The majority of trees benefit significantly from pruning during the dormant season — late winter to early spring. Trimming during dormancy encourages new growth as the weather begins to warm. Additionally, the absence of leaves after autumn allows for easy identification of branches requiring removal.
Some exceptions to this rule are trees and shrubs that bloom in spring. For these plants, pruning should be done immediately after they've finished blooming. This is because these trees set their buds for next year's flowers in the summer, so late-summer or fall pruning could remove these buds, reducing the blooms for the following year.
On the other hand, trees and shrubs that flower in mid-to-late summer, such as Crape Myrtles, should be pruned in winter or early spring before new growth starts. This way, you'll not interfere with their blooming cycle.
A unique case is the fruit-producing trees, which should be trimmed just after blooming in early spring. This method ensures a good harvest by directing all energy to fruit production rather than branch growth.

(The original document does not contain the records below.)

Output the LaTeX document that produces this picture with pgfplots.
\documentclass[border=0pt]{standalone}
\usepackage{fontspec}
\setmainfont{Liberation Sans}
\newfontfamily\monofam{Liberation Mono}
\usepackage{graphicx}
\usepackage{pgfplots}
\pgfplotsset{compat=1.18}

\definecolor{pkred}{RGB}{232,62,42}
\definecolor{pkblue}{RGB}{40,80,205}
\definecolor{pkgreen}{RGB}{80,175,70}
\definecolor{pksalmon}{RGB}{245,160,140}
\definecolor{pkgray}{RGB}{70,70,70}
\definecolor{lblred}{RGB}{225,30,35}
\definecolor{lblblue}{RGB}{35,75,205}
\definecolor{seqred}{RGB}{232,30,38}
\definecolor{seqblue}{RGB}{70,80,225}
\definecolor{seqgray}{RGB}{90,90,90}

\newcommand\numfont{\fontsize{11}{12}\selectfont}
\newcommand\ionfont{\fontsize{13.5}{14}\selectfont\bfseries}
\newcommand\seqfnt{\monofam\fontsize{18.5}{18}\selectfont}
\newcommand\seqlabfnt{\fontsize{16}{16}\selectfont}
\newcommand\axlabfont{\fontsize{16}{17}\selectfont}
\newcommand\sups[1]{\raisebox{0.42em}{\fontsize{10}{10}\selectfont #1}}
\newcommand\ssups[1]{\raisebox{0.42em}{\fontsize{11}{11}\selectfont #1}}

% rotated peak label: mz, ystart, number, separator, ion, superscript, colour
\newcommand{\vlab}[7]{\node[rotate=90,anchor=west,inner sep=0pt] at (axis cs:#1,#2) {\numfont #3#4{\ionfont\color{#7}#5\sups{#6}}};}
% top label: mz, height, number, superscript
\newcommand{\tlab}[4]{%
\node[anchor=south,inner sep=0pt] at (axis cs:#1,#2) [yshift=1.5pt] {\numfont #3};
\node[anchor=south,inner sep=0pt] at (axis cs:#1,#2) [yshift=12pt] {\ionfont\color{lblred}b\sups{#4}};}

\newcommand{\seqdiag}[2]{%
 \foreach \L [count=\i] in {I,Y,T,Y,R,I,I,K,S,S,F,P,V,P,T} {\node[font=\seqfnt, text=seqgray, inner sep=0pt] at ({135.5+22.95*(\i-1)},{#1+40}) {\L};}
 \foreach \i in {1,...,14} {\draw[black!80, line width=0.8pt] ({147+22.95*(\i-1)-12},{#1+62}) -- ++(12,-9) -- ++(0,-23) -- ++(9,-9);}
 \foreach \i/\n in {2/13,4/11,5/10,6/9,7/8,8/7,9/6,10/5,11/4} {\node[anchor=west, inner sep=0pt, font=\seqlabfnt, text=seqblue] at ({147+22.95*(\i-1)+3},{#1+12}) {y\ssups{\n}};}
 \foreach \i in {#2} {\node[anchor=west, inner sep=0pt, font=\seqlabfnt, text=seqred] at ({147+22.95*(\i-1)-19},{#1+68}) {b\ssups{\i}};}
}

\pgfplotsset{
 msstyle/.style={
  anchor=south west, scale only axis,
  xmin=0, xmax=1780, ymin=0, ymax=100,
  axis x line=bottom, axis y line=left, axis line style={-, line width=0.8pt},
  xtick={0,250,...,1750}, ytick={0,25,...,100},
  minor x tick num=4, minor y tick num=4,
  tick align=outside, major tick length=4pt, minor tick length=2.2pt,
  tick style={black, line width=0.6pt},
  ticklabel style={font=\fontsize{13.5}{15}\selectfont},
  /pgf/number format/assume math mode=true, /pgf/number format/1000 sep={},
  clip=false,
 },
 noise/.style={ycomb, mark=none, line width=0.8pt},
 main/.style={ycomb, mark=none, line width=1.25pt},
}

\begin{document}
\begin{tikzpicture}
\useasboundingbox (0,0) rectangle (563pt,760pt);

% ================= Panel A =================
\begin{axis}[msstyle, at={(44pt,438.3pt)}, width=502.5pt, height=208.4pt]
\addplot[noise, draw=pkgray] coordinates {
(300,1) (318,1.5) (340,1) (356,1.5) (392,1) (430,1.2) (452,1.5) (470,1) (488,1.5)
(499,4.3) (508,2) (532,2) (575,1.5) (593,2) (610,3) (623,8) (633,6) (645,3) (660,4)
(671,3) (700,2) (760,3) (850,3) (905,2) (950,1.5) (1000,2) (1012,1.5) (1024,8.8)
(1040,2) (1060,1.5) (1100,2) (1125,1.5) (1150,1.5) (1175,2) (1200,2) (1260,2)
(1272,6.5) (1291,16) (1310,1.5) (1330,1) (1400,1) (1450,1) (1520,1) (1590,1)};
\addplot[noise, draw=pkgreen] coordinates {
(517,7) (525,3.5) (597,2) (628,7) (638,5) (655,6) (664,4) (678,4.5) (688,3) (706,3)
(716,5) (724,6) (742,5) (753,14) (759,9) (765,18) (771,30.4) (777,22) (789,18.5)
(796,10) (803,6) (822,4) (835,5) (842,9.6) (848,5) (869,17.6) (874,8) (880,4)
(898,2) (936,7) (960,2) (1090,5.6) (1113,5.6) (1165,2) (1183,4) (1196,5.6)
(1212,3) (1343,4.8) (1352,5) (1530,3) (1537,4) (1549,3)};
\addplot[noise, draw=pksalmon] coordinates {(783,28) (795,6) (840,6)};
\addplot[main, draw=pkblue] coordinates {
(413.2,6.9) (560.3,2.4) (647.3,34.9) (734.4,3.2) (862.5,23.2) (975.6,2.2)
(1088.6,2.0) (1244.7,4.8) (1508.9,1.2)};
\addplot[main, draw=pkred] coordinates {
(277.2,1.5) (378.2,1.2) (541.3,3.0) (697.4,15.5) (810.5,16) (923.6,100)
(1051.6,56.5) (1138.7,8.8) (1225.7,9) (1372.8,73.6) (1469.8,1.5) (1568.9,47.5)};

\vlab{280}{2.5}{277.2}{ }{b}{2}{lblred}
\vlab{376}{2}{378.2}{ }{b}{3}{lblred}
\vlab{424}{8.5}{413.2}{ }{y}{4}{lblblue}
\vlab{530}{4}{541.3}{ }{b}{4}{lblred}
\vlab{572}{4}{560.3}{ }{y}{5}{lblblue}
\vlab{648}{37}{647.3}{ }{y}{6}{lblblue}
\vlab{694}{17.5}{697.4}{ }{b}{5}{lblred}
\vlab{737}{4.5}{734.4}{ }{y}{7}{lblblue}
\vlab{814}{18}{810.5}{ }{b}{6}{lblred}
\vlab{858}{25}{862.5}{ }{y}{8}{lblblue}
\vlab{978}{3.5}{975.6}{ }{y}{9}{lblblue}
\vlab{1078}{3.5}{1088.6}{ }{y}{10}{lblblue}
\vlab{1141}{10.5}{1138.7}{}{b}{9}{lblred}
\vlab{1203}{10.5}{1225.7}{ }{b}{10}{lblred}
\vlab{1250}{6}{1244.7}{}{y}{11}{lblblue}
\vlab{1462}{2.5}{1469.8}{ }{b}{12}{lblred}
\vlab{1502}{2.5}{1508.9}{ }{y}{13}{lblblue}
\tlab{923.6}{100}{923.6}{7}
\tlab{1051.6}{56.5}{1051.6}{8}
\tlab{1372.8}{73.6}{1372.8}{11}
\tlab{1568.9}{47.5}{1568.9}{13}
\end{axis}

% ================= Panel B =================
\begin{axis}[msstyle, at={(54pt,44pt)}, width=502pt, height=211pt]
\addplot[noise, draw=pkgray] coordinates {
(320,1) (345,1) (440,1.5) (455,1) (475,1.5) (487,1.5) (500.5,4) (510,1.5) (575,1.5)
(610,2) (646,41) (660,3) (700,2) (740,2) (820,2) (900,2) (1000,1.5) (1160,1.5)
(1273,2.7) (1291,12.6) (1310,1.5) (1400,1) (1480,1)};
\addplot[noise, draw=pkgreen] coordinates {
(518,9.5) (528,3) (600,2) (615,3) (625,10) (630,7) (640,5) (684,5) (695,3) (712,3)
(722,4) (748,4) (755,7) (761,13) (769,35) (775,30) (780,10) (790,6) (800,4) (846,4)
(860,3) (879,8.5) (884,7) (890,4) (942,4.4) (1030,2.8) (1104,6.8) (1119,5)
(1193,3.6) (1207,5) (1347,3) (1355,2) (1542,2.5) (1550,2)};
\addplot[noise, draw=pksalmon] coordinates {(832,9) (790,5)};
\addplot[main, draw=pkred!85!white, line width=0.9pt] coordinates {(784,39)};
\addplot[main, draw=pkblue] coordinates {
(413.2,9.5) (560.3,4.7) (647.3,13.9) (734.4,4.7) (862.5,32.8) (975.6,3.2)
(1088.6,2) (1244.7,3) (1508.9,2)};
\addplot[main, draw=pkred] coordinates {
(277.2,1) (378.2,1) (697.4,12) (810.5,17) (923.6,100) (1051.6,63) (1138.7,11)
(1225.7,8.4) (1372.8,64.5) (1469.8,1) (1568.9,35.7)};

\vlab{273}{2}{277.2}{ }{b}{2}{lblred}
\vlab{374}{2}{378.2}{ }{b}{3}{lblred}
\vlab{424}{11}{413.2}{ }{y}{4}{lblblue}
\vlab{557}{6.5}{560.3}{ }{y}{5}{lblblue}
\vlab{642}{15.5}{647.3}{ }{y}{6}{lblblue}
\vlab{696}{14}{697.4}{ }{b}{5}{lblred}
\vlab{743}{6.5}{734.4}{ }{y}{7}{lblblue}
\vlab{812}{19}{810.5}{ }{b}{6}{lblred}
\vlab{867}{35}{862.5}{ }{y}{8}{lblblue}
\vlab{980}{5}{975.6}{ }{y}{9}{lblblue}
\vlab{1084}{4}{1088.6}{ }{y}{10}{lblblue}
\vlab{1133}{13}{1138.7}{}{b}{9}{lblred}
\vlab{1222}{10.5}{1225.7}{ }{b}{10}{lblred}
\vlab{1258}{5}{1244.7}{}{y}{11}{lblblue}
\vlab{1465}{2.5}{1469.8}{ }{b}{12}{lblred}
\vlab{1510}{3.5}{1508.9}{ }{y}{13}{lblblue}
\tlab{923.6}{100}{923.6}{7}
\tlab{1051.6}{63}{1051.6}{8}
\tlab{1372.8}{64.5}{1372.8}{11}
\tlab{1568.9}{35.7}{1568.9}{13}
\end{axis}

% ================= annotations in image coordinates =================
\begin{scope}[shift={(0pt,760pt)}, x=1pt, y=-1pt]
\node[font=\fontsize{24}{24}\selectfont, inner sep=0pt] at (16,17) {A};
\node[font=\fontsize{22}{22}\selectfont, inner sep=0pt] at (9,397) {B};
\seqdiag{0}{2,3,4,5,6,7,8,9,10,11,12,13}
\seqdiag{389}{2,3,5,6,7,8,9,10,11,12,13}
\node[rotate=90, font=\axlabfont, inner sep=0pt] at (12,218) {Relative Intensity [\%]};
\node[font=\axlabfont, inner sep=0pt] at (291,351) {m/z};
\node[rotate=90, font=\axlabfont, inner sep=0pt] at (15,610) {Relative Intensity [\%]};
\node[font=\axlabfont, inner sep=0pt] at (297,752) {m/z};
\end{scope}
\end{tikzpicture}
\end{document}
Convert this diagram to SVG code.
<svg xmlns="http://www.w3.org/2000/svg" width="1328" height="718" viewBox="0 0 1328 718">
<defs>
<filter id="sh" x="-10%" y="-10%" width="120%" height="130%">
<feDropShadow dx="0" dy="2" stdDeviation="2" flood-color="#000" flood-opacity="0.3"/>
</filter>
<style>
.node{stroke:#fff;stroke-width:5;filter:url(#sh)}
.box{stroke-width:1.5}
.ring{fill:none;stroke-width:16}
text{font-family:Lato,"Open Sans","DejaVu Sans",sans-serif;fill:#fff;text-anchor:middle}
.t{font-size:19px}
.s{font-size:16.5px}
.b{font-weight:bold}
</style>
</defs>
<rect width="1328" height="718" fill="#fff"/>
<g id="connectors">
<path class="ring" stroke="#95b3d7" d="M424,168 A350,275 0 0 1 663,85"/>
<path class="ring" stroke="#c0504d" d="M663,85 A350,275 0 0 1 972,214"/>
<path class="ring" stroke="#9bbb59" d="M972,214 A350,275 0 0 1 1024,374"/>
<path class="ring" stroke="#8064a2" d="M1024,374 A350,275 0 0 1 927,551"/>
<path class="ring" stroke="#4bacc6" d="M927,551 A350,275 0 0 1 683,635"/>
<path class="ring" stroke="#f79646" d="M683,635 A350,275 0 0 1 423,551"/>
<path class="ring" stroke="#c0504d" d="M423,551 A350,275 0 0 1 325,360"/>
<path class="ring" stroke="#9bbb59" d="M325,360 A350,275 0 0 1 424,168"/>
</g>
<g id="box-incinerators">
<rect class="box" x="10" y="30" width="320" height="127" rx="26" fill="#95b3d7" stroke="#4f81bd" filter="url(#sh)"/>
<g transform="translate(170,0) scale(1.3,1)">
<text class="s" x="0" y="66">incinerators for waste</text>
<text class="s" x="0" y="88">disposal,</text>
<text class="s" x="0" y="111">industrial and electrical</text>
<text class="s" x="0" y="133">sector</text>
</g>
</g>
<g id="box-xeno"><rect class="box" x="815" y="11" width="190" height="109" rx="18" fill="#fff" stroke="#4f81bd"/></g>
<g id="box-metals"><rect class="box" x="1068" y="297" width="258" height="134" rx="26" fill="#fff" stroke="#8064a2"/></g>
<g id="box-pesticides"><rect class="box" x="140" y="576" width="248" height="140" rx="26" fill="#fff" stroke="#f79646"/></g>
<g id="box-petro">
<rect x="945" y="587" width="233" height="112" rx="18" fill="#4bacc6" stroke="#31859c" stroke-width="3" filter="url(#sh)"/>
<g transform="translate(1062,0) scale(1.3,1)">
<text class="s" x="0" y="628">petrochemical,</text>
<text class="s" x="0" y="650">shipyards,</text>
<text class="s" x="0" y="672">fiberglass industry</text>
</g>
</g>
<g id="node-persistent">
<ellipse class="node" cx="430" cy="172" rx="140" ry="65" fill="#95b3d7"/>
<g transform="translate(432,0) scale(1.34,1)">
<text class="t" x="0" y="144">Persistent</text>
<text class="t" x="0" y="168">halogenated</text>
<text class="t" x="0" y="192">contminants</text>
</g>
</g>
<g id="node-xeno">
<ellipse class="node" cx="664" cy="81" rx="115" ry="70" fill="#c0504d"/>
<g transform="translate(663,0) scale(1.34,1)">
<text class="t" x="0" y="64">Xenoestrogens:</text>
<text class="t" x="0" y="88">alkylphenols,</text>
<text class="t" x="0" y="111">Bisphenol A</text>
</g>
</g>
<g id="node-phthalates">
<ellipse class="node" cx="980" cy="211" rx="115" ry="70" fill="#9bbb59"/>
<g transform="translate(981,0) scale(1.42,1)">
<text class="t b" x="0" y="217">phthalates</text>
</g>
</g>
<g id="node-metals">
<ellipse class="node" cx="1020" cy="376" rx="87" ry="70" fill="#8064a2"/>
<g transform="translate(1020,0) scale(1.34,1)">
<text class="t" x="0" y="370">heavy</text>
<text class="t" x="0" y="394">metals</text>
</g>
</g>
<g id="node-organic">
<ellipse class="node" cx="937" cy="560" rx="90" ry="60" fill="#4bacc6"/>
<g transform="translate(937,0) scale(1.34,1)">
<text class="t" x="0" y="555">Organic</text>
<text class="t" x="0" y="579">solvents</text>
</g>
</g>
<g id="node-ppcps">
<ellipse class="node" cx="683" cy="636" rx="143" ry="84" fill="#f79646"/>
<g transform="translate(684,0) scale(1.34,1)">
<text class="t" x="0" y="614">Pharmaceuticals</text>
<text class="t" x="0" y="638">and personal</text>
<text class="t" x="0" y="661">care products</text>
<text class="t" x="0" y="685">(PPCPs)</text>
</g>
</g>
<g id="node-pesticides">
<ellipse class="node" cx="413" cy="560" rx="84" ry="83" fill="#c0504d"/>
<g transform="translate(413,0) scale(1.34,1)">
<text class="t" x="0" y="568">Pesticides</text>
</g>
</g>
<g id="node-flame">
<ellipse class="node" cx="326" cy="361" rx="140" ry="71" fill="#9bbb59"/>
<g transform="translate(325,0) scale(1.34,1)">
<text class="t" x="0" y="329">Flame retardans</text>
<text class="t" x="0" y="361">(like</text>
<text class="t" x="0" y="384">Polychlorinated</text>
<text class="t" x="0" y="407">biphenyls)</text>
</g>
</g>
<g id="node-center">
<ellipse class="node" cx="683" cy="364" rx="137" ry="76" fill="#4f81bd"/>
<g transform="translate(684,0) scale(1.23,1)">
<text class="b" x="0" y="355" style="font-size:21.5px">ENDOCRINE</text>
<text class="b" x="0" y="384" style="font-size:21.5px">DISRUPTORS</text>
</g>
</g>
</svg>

Even though winter is generally the best time to prune, it's not always that simple. For instance, certain trees like maples, birches, and walnuts can "bleed" sap if pruned early in the spring. While this doesn't harm the tree, it can be a bit messy. For these types of trees, consider pruning after the leaves are fully expanded in late spring or early summer.
Lastly, it's crucial to avoid pruning in late summer or early fall. Pruning stimulates new growth, which the tree might not have enough time to harden off before cold temperatures hit, making it susceptible to winter damage.
Remember, incorrect timing when pruning trees can put unnecessary stress on the tree and result in smaller and more sporadic blooms. The tree may need to use stored energy to produce replacement buds, which might not mature in time if pruned at the wrong time.
Maintaining your trees through regular, appropriately timed pruning will not only enhance their form and size but also promote their health and longevity. Now that you're equipped with this knowledge, you can confidently give your trees the care they deserve, at the right time.